■ **WRITTEN INSTRUCTION**: Copy each line below exactly and leave the pictures out.

■ **DATA SHOWN**:
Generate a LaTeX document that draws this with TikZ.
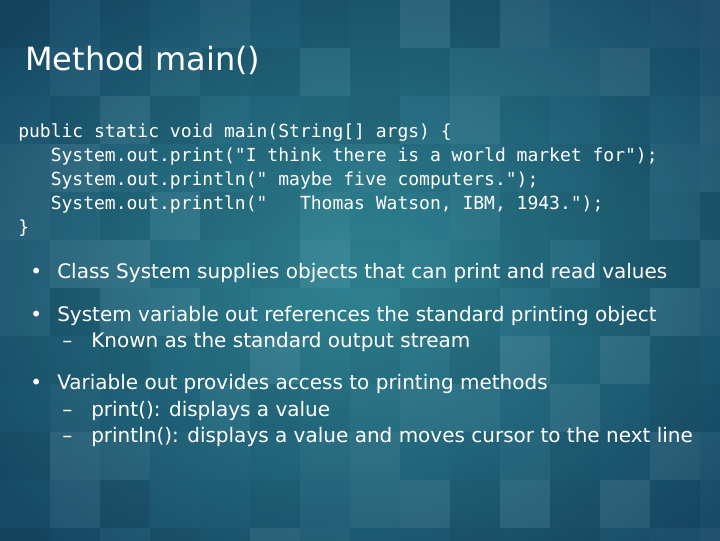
\documentclass[tikz,border=0pt]{standalone}
\usepackage{fontspec}
\setmainfont{DejaVu Sans}
\setmonofont{DejaVu Sans Mono}
\begin{document}
\begin{tikzpicture}[x=0.75pt,y=-0.75pt,
  code/.style={anchor=base west,inner sep=0,text=white,font=\ttfamily\fontsize{13.5}{15}\selectfont},
  txt/.style={anchor=base west,inner sep=0,text=white,font=\fontsize{15}{17}\selectfont},
  ttl/.style={anchor=base west,inner sep=0,text=white,font=\fontsize{24}{28}\selectfont}]
\definecolor{bgA}{HTML}{2F8492}
\definecolor{bgB}{HTML}{164A66}
\useasboundingbox (0,0) rectangle (720,540);
\shade[inner color=bgA,outer color=bgB] (-100,-100) rectangle (820,640);
\pgfmathsetseed{7}
\foreach \i in {0,...,14}{\foreach \j in {0,...,11}{
  \pgfmathsetmacro{\o}{0.08*rnd}
  \pgfmathsetmacro{\c}{rnd>0.5?1:0}
  \ifdim\c pt>0.5pt
    \fill[white,opacity=\o] (\i*50,\j*48) rectangle ++(50,48);
  \else
    \fill[black,opacity=\o] (\i*50,\j*48) rectangle ++(50,48);
  \fi
}}
\node[ttl] (t) at (25,70) {Method main()};
\node[code] (c1) at (18,137) {public static void main(String[] args) \{};
\node[code] (c2) at (18,161) {\ \ \ System.out.print("I think there is a world market for");};
\node[code] (c3) at (18,185) {\ \ \ System.out.println(" maybe five computers.");};
\node[code] (c4) at (18,209) {\ \ \ System.out.println("\ \ \ Thomas Watson, IBM, 1943.");};
\node[code] (c5) at (18,233) {\}};
\node[txt] (b1) at (30,278) {•};
\node[txt] (t1) at (57,278) {Class System supplies objects that can print and read values};
\node[txt] (b2) at (30,321) {•};
\node[txt] (t2) at (57,321) {System variable out references the standard printing object};
\node[txt] (m2) at (62,347) {–};
\node[txt] (d2) at (91,347) {Known as the standard output stream};
\node[txt] (b3) at (30,389) {•};
\node[txt] (t3) at (57,389) {Variable out provides access to printing methods};
\node[txt] (m3) at (62,416) {–};
\node[txt] (d3) at (91,416) {print(): displays a value};
\node[txt] (m4) at (62,442) {–};
\node[txt] (d4) at (91,442) {println(): displays a value and moves cursor to the next line};
\end{tikzpicture}
\end{document}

■ **EXERCISE RESPONSE**:
Generate a LaTeX document that draws this with TikZ.
\documentclass[tikz,border=0pt]{standalone}
\usepackage{fontspec}
\setmainfont{DejaVu Sans}
\setmonofont{DejaVu Sans Mono}
\begin{document}
\begin{tikzpicture}[x=0.75pt,y=-0.75pt,
  code/.style={anchor=base west,inner sep=0,text=white,font=\ttfamily\fontsize{13.5}{15}\selectfont},
  txt/.style={anchor=base west,inner sep=0,text=white,font=\fontsize{15}{17}\selectfont},
  ttl/.style={anchor=base west,inner sep=0,text=white,font=\fontsize{24}{28}\selectfont}]
\definecolor{bgA}{HTML}{2F8492}
\definecolor{bgB}{HTML}{164A66}
\useasboundingbox (0,0) rectangle (720,540);
\shade[inner color=bgA,outer color=bgB] (-100,-100) rectangle (820,640);
\pgfmathsetseed{7}
\foreach \i in {0,...,14}{\foreach \j in {0,...,11}{
  \pgfmathsetmacro{\o}{0.08*rnd}
  \pgfmathsetmacro{\c}{rnd>0.5?1:0}
  \ifdim\c pt>0.5pt
    \fill[white,opacity=\o] (\i*50,\j*48) rectangle ++(50,48);
  \else
    \fill[black,opacity=\o] (\i*50,\j*48) rectangle ++(50,48);
  \fi
}}
\node[ttl] (t) at (25,70) {Method main()};
\node[code] (c1) at (18,137) {public static void main(String[] args) \{};
\node[code] (c2) at (18,161) {\ \ \ System.out.print("I think there is a world market for");};
\node[code] (c3) at (18,185) {\ \ \ System.out.println(" maybe five computers.");};
\node[code] (c4) at (18,209) {\ \ \ System.out.println("\ \ \ Thomas Watson, IBM, 1943.");};
\node[code] (c5) at (18,233) {\}};
\node[txt] (b1) at (30,278) {•};
\node[txt] (t1) at (57,278) {Class System supplies objects that can print and read values};
\node[txt] (b2) at (30,321) {•};
\node[txt] (t2) at (57,321) {System variable out references the standard printing object};
\node[txt] (m2) at (62,347) {–};
\node[txt] (d2) at (91,347) {Known as the standard output stream};
\node[txt] (b3) at (30,389) {•};
\node[txt] (t3) at (57,389) {Variable out provides access to printing methods};
\node[txt] (m3) at (62,416) {–};
\node[txt] (d3) at (91,416) {print(): displays a value};
\node[txt] (m4) at (62,442) {–};
\node[txt] (d4) at (91,442) {println(): displays a value and moves cursor to the next line};
\end{tikzpicture}
\end{document}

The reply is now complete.